By Jonathan McCambridge, PA
A new phase of a walking trail which links Northern Ireland and the Republic with the world-famous Appalachian Mountains in the US has been launched in a bid to attract more international visitors.
The Ulster-Ireland International Appalachian Trail (IAT) is part of an international walking trail that follows the Appalachian Mountain terrain, which existed on the super continent Pangaea before the Atlantic Ocean formed and broke up the continent.
The Ulster-Ireland section totals 279 miles in length, was established in 2011, launched in 2013 and continues the trail after it leaves the North American continent.
It starts at the Slieve League, passes through Glencolmcille, traverses the Bluestack Mountains in Co Donegal before crossing into Co Tyrone where it picks up the Ulster Way, taking in the Sperrins, the north coast and the Glens of Antrim.
The next phase of the walking trail has now been launched, which includes a number of improvements including newly installed pieces of art, new trail furniture and updated information panels and improved facilities at many locations.
A marketing campaign has also been launched to coincide with the trail works, promoting the walk to audiences across America, as well as in Northern Ireland and the Republic, incorporating videos, photography and offers from local businesses.

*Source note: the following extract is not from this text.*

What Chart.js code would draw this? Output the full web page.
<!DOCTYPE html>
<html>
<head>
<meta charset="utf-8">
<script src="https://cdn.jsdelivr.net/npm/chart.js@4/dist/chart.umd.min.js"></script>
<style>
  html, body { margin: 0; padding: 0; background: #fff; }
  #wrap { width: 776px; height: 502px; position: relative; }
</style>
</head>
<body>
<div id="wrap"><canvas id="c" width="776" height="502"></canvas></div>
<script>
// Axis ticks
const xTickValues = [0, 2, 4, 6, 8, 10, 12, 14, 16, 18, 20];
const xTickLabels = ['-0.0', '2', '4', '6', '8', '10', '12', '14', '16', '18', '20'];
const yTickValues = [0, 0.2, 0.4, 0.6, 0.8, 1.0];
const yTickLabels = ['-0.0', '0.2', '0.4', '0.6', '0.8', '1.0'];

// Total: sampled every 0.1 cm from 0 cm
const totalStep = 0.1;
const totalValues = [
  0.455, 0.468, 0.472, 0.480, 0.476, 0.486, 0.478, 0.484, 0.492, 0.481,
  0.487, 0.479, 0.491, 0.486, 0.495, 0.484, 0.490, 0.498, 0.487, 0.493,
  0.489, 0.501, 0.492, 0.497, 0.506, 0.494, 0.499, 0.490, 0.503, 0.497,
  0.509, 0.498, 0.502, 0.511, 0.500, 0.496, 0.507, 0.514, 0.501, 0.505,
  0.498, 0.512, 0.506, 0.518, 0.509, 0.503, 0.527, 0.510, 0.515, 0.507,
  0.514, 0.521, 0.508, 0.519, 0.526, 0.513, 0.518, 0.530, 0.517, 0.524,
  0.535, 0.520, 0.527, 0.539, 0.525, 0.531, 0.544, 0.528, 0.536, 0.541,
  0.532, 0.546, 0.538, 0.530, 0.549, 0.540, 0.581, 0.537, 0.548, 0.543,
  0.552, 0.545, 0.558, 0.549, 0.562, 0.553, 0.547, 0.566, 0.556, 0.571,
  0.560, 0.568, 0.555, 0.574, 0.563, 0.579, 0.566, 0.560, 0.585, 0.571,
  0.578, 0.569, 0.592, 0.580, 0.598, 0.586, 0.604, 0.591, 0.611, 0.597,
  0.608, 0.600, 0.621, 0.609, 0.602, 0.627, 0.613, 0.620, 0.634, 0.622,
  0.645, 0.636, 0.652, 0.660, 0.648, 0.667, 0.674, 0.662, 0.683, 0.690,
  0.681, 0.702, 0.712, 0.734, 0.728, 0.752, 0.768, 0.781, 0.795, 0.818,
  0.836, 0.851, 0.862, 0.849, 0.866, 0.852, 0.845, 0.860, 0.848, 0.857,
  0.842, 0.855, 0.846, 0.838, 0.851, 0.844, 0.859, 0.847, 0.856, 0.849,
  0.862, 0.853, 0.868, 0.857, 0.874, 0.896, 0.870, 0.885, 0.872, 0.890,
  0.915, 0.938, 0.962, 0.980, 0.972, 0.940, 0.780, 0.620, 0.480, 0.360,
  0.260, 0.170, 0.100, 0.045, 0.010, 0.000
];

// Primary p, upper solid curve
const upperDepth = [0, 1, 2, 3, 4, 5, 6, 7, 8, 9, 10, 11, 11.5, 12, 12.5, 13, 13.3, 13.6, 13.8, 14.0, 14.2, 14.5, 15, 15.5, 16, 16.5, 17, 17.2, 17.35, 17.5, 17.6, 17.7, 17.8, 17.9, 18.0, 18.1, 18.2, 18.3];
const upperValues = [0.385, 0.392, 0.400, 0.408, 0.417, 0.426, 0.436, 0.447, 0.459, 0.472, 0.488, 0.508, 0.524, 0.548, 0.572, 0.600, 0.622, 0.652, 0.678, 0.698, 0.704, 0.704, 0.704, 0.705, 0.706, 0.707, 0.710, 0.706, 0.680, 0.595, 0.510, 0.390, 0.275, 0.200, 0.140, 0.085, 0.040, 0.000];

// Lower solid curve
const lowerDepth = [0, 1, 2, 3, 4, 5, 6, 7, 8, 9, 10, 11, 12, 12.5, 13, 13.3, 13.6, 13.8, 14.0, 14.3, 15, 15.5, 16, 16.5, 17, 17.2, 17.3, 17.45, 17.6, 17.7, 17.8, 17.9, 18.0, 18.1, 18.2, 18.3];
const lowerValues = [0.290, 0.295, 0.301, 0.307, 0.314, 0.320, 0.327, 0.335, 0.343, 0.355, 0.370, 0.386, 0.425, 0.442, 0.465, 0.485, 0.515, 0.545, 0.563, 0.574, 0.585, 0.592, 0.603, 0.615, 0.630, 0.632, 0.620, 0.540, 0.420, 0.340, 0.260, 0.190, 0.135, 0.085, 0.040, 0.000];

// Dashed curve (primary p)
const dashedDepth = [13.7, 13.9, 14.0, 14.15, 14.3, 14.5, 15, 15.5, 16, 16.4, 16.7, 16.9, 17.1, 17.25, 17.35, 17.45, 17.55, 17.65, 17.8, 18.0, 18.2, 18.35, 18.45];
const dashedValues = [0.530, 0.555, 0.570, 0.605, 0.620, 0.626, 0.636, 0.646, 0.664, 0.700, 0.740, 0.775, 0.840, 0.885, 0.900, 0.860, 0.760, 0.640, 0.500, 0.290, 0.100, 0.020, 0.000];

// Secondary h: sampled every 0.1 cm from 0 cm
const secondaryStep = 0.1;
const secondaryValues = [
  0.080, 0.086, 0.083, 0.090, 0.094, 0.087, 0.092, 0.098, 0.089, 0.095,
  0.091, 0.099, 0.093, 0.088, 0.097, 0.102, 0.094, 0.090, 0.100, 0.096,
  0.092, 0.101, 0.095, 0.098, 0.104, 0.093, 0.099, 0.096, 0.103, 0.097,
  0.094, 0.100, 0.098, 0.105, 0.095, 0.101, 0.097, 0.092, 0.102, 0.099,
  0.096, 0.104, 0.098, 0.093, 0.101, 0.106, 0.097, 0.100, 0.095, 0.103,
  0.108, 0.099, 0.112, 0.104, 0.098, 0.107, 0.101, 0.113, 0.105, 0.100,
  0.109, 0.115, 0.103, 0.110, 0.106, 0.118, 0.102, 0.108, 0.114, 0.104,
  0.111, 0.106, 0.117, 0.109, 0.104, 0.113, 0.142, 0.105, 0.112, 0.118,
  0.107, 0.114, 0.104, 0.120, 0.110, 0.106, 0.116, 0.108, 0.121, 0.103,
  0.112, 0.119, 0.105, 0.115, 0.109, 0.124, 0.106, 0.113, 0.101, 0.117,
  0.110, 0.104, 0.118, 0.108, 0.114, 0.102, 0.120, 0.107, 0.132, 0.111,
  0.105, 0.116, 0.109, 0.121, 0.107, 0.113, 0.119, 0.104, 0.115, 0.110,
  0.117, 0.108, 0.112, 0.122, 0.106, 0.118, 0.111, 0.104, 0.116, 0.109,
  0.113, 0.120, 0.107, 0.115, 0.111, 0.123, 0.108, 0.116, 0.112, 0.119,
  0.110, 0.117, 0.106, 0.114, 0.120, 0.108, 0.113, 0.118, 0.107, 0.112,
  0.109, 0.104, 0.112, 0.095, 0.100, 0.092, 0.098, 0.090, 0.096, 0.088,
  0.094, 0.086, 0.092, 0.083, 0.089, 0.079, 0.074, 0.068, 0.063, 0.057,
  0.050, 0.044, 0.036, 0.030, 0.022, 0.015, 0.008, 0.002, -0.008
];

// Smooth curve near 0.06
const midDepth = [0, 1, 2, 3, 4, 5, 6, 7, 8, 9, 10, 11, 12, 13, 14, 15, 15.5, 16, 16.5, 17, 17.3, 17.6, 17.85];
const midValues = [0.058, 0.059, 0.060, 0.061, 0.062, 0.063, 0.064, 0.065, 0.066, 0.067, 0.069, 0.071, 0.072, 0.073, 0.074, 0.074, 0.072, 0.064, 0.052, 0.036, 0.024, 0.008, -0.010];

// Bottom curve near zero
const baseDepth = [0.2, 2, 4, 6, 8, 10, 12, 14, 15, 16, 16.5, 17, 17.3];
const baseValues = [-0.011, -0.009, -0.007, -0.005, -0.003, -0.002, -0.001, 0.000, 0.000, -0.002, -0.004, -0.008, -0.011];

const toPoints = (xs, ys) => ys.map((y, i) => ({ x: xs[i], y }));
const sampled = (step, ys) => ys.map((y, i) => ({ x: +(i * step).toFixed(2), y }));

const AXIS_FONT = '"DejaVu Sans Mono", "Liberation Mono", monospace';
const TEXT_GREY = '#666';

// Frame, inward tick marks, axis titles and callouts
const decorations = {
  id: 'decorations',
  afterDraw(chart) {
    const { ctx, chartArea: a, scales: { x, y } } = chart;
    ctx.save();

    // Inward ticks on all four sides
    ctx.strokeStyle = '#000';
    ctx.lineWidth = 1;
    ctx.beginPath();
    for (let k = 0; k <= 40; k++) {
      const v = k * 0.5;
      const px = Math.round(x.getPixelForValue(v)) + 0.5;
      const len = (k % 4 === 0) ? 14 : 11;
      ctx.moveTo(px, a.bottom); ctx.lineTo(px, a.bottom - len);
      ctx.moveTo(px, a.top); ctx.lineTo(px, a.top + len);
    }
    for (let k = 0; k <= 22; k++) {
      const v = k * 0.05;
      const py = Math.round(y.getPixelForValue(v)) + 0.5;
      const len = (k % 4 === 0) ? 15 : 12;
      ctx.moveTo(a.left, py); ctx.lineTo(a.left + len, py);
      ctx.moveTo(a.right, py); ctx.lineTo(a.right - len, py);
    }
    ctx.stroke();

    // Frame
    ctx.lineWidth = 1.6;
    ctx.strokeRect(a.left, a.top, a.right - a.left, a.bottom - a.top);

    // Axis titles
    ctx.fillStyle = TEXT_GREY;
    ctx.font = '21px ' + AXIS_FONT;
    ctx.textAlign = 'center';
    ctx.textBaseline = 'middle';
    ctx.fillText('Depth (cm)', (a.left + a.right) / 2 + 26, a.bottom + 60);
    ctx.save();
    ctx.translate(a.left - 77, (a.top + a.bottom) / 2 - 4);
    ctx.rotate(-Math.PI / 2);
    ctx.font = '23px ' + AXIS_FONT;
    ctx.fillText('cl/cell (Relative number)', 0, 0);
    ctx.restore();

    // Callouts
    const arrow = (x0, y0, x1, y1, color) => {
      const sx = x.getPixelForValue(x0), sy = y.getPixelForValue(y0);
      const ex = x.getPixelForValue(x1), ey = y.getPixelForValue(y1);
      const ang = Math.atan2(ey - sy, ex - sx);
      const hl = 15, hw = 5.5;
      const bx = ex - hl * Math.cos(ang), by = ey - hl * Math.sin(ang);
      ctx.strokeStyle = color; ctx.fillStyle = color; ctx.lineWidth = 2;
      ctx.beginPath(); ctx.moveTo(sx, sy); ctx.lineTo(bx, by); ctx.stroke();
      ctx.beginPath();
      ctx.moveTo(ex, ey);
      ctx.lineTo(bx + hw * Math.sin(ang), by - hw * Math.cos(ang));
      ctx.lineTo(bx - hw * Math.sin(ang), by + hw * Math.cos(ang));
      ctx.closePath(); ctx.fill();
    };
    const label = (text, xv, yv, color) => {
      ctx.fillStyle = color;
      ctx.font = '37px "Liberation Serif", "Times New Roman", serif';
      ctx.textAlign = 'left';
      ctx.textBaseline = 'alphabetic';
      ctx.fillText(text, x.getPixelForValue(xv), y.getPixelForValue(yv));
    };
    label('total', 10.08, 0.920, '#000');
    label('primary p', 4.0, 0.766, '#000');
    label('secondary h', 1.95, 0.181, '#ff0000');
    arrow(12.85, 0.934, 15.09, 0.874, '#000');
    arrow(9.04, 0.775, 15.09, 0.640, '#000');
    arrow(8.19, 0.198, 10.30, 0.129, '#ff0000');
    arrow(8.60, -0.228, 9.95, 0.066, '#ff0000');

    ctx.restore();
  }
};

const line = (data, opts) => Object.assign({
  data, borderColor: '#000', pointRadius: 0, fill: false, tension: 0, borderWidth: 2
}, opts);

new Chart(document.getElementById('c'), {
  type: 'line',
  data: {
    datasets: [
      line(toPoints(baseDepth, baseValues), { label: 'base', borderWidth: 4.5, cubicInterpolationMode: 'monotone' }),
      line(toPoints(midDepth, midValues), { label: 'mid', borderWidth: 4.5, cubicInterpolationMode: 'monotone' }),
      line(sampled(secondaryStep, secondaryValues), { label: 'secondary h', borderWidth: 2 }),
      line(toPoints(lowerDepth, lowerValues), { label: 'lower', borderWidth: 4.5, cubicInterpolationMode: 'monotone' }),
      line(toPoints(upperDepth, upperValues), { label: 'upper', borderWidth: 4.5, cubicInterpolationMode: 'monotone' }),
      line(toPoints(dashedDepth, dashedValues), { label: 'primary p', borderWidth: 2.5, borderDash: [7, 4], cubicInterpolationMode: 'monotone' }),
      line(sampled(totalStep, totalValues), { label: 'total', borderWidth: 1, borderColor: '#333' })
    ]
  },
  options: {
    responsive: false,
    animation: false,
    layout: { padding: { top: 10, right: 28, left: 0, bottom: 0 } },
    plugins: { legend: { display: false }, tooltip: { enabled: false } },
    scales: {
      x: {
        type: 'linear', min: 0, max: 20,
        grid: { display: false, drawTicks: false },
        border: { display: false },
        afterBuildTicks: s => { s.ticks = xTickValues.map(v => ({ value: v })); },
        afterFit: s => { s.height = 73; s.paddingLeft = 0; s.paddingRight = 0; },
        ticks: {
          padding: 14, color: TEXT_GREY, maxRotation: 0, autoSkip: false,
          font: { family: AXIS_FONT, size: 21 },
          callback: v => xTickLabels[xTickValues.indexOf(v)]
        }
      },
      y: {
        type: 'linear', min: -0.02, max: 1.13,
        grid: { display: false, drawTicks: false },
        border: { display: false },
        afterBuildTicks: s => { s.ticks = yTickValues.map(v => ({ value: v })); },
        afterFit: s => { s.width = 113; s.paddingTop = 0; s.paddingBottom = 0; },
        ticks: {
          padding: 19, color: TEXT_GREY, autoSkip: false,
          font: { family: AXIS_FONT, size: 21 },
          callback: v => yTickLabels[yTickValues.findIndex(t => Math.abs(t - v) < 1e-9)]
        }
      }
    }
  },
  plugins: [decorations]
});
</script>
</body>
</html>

This campaign will be carried out by Outdoor Recreation Northern Ireland.
The initiative is part of a cross-Border project funded by the Rural Development Programme 2014 – 2020 and being part funded by Stormont’s Department of Agriculture, Environment and Rural Affairs (DAERA) and the European Union.
Founder of the International Appalachian Trail Dick Anderson said: “In the early days of this project I never imagined that I would be speaking about the trail in Donegal and Northern Ireland.”
DAERA Minister Edwin Poots MLA said: “I am delighted that through the Rural Development Programme 2014-2020 Co-operation scheme, my department has provided funding of £960,000 towards the project costs of the Ulster chapter of the International Appalachian Trail.
“This cross-Border project, which has resulted in significant improvements across the entire route from West Donegal to Antrim, will provide a quality walking experience attracting local and out of state visitors, providing a much-needed boost to the local economy.”
Mr Poots added: “The partnership work undertaken between the councils involved and DAERA which was required to deliver this project, has seen positive and hopefully long-lasting relationships developed.”
Irish Minister for Rural and Community Development Heather Humphreys said: “I am delighted that through the European Agricultural Fund for Rural Development in Ireland, we have been able to invest significantly in the International Appalachian Trail Ulster–Ireland.
“This cross-Border project provides real opportunities for growth in tourism for rural communities and highlights the beauty of the Irish landscapes available to us at home.”
The International Appalachian Trail begins at the Northern Terminus of the Appalachian Trail, on Mount Katahdin in Maine in the United States.
One of the world’s largest trail networks, it travels into Canada, Greenland, Iceland, Ireland and Northern Ireland before moving into Scotland, Norway, the Iberian peninsula and Morocco.
The route follows the single mountain range that once spanned thousands of miles on the super-continent Pangaea prior to the formation of the Atlantic Ocean around 175 million years ago.
Six Local Area Groups (LAG) groups make up the partners for this project: Donegal Local Development Company, Derry City and Strabane Council, Fermanagh and Omagh Council, Mid Ulster Council, Causeway Coast and Glens Council and Mid and East Antrim Council.